The last weekend in March meant that the IRB Sevens carnival rolled into Hong Kong. Excitement filled the air as ‘Sevens Week’ got into full flow. And it is a full week, even longer for some as rugby nuts start their build up with the Manila 10s tournament the week before.
The Kowloon 10s tournament is the main warm up during the week, along with a huge list of parties, dinners and functions put on by clubs and corporates. The Hong Kong Cricket Club’s rugby section, my club, hosts our annual sevens dinner on the Thursday night before the big show kicks off.
In a black tie, sit down affair, we had two great speakers.
First up was Justin Marshall whose skill behind the commentary mic transferred easily to the stage. He shared some great insights into some of the motivations and drivers of All Black success along with a few anecdotes.
His best was a tale of him and his fellow All Black debutants Andrew Mehrtens, Anton Oliver, Taine Randell and Tabai Matson trying to storm the back seat of the All Blacks bus.
It was a hilarious tale made even funnier by the fact they were trying to take the seats of the then senior All Blacks Sean Fitzpatrick, Olo Brown, Craig Dowd, Richard Loe, Robin Brooke and Frank Bunce.
Everyone in the room had an inkling how this attempt would work out but it was great story, well told and well received.
Next up was a man I was not familiar with, Wales and British and Irish Lions flanker and later rugby commentator John Taylor.
Chatting to him after his speech we spoke about a range of rugby topics and Owen Finegan came up. At this stage I realised that I had heard John’s call of the 1999 World Cup Final as we laughed about Melon continuing to look for support as he surged towards the line.
It was John Taylor in the broadcast booth who thundered out “Just go for it, man!”. A simple piece of commentary that I heard at the time and recall to this day.
The highlight of the night for me was a tale from Taylor about the 1969 Antipodes tour by Wales. They suffered a couple of losses in New Zealand before heading to Sydney to play the Wallabies. Colin Meads asked Taylor who would be refereeing the Test and the answer was Australian Craig Ferguson. Meads warned JT that wasn’t very good.
Taylor asked Pinetree what the issue with Ferguson was and Meads replied that in a recent Bledisloe Cup match he had asked Ferguson whose feed to the scrum it was. Meads knew there was going to be an issue when Ferguson replied “Ours”.
The Sydney Test rolled around, and playing on a wet day on the SCG, Wales had a nine-point lead and felt comfortably in control of the match. Then Ferguson began to swing the match against the Welsh as penalty after penalty flowed to the home team.
In the final play of the game, trailing by five, the Wallabies winger scored a diving, sliding ‘try’ in the corner with the unfortunate evidence where he had torn up the turf while sliding in from outside the touch line ignored by the officials.
One of the defending Welshmen called Ferguson a “bloody cheat” and the referee was quick to leap on the transgression by awarding a penalty to the Wallabies as a restart. The Wallabies were unable to kick the conversion or the resulting 50m penalty and Wales hung on for the win.

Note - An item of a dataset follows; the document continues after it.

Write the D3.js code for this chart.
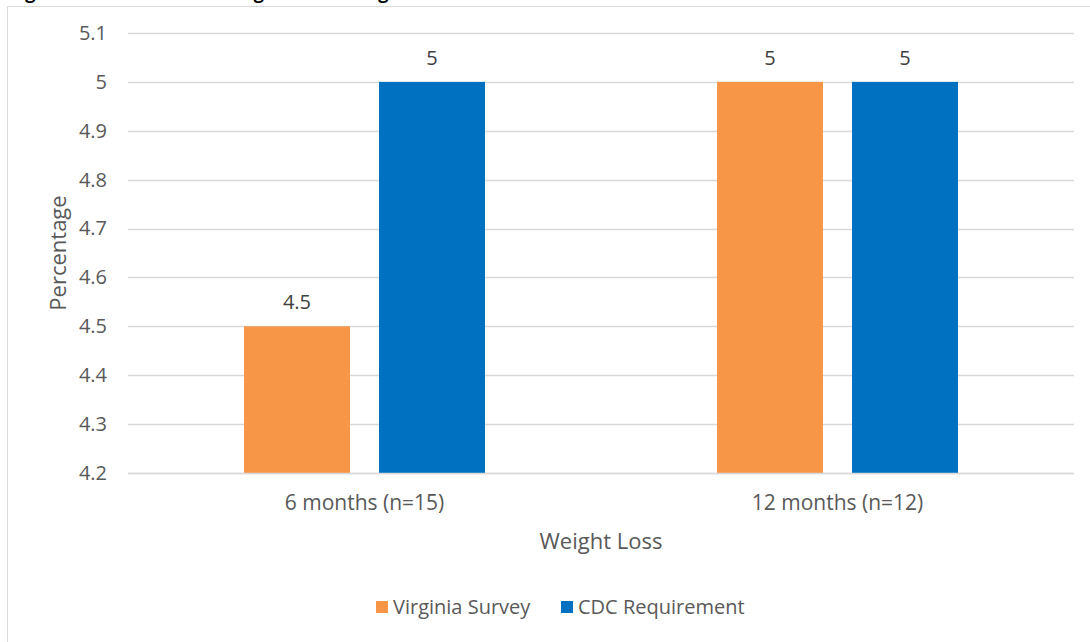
<!DOCTYPE html>
<html>
<head>
<meta charset="utf-8">
<script src="https://cdn.jsdelivr.net/npm/d3@7"></script>
<style>
  html, body { margin: 0; padding: 0; background: #fff; }
  svg { display: block; font-family: "Open Sans", sans-serif; }
</style>
</head>
<body>
<svg id="chart" width="1090" height="642"></svg>
<script>
// Chart data
const categories = ["6 months (n=15)", "12 months (n=12)"];
const seriesNames = ["Virginia Survey", "CDC Requirement"];
const virginiaSurvey = [4.5, 5];
const cdcRequirement = [5, 5];
const yTicks = [4.2, 4.3, 4.4, 4.5, 4.6, 4.7, 4.8, 4.9, 5.0, 5.1];
const seriesColors = ["#F79646", "#0070C0"];

const seriesValues = [virginiaSurvey, cdcRequirement];
const rows = categories.map((c, i) => ({
  category: c,
  values: seriesNames.map((s, j) => ({ series: s, value: seriesValues[j][i], color: seriesColors[j] }))
}));

const svg = d3.select("#chart");
const textColor = "#595959";
const gridColor = "#D9D9D9";

// Document caption running above the chart frame
svg.append("text")
  .attr("x", 10).attr("y", -1)
  .attr("font-weight", "bold").attr("font-size", 18).attr("fill", "#000")
  .text("Figure 3. Mean Percent Weight Loss Change from Baseline");

// Chart frame
svg.append("rect")
  .attr("x", 7.5).attr("y", 6.5).attr("width", 1100).attr("height", 700)
  .attr("fill", "none").attr("stroke", gridColor).attr("stroke-width", 1);

const plot = { left: 128, right: 1074, top: 33, bottom: 473 };

const y = d3.scaleLinear().domain([4.2, 5.1]).range([plot.bottom, plot.top]);
const x0 = d3.scaleBand().domain(categories).range([plot.left, plot.right]).padding(0);
const x1 = d3.scaleBand().domain(seriesNames).range([0, x0.bandwidth()])
  .paddingInner(0.215).paddingOuter(0.859);

// Gridlines
svg.append("g")
  .selectAll("line")
  .data(yTicks)
  .join("line")
  .attr("x1", plot.left).attr("x2", plot.right)
  .attr("y1", d => Math.round(y(d)) + 0.5).attr("y2", d => Math.round(y(d)) + 0.5)
  .attr("stroke", gridColor).attr("stroke-width", 1.3);

// Y axis tick labels
const yAxis = d3.axisLeft(y).tickValues(yTicks).tickSize(0).tickPadding(0)
  .tickFormat(d => d3.format("")(+d.toFixed(1)));
const yg = svg.append("g").attr("transform", `translate(${plot.left - 21},0)`).call(yAxis);
yg.select(".domain").remove();
yg.selectAll("text").attr("font-size", 20).attr("fill", textColor)
  .attr("font-family", "Open Sans, sans-serif");

// Bars
const groups = svg.append("g").selectAll("g")
  .data(rows).join("g")
  .attr("transform", d => `translate(${x0(d.category)},0)`);

groups.selectAll("rect")
  .data(d => d.values).join("rect")
  .attr("x", d => x1(d.series))
  .attr("y", d => y(d.value))
  .attr("width", x1.bandwidth())
  .attr("height", d => y(4.2) - y(d.value))
  .attr("fill", d => d.color);

// Value labels
groups.selectAll("text.val")
  .data(d => d.values).join("text")
  .attr("class", "val")
  .attr("x", d => x1(d.series) + x1.bandwidth() / 2)
  .attr("y", d => y(d.value) - 17)
  .attr("text-anchor", "middle")
  .attr("font-size", 20).attr("fill", "#404040")
  .text(d => d3.format("")(d.value));

// X axis baseline
svg.append("line")
  .attr("x1", plot.left).attr("x2", plot.right)
  .attr("y1", y(4.2) + 0.5).attr("y2", y(4.2) + 0.5)
  .attr("stroke", gridColor).attr("stroke-width", 1.3);

// X axis category labels
const xAxis = d3.axisBottom(x0).tickSize(0).tickPadding(0);
const xg = svg.append("g").attr("transform", `translate(0,${plot.bottom + 37})`).call(xAxis);
xg.select(".domain").remove();
xg.selectAll("text").attr("font-size", 21).attr("fill", textColor)
  .attr("font-family", "Open Sans, sans-serif").attr("dy", 0);

// Axis titles
svg.append("text")
  .attr("x", (plot.left + plot.right) / 2).attr("y", 549)
  .attr("text-anchor", "middle").attr("font-size", 22).attr("fill", textColor)
  .text("Weight Loss");

svg.append("text")
  .attr("transform", `translate(66,${(plot.top + plot.bottom) / 2}) rotate(-90)`)
  .attr("text-anchor", "middle").attr("font-size", 22).attr("fill", textColor)
  .text("Percentage");

// Legend
const legend = svg.append("g").attr("transform", "translate(376,607)");
const legendX = [0, 185];
const items = legend.selectAll("g").data(seriesNames).join("g")
  .attr("transform", (d, i) => `translate(${legendX[i]},0)`);
items.append("rect").attr("x", 0).attr("y", -6).attr("width", 12).attr("height", 12)
  .attr("fill", (d, i) => seriesColors[i]);
items.append("text").attr("x", 17).attr("y", 7).attr("font-size", 20).attr("fill", textColor)
  .text(d => d);
</script>
</body>
</html>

That remains the last time the Welsh won on Australian soil.
Taylor then shared how he went up to Ferguson in the bar after the game and called him on his performance.
Ferguson was unapologetic: “Mate, down here we have four codes of football – rules, league, soccer and there’s union, a very poor fourth. Our blokes need all the help they can get and I’m the man to do it”.
Taylor added the icing to the cake when he shared that two years later in 1971 as he hopped off the plane with the Lions, Ferguson was on the tarmac, in the welcoming committee. “Remember me mate? Craig Ferguson – I’m still a cheating b*****d and I’m refereeing on Saturday!”
Was a great night and we were quite privileged to have such great rugby men from both the amateur and professional era’s to share their experiences with us.
Given the challenges rugby continues to face in this country and the recent controversy around refereeing performances in the Super Rugby I found the anecdote amusing but Ferguson’s comment almost eerie as it seems not a lot has changed in 45 years. Rugby continues to be regarded as the fourth code in Australia and referees are still being criticised for favouring home teams, although hopefully not to this extent.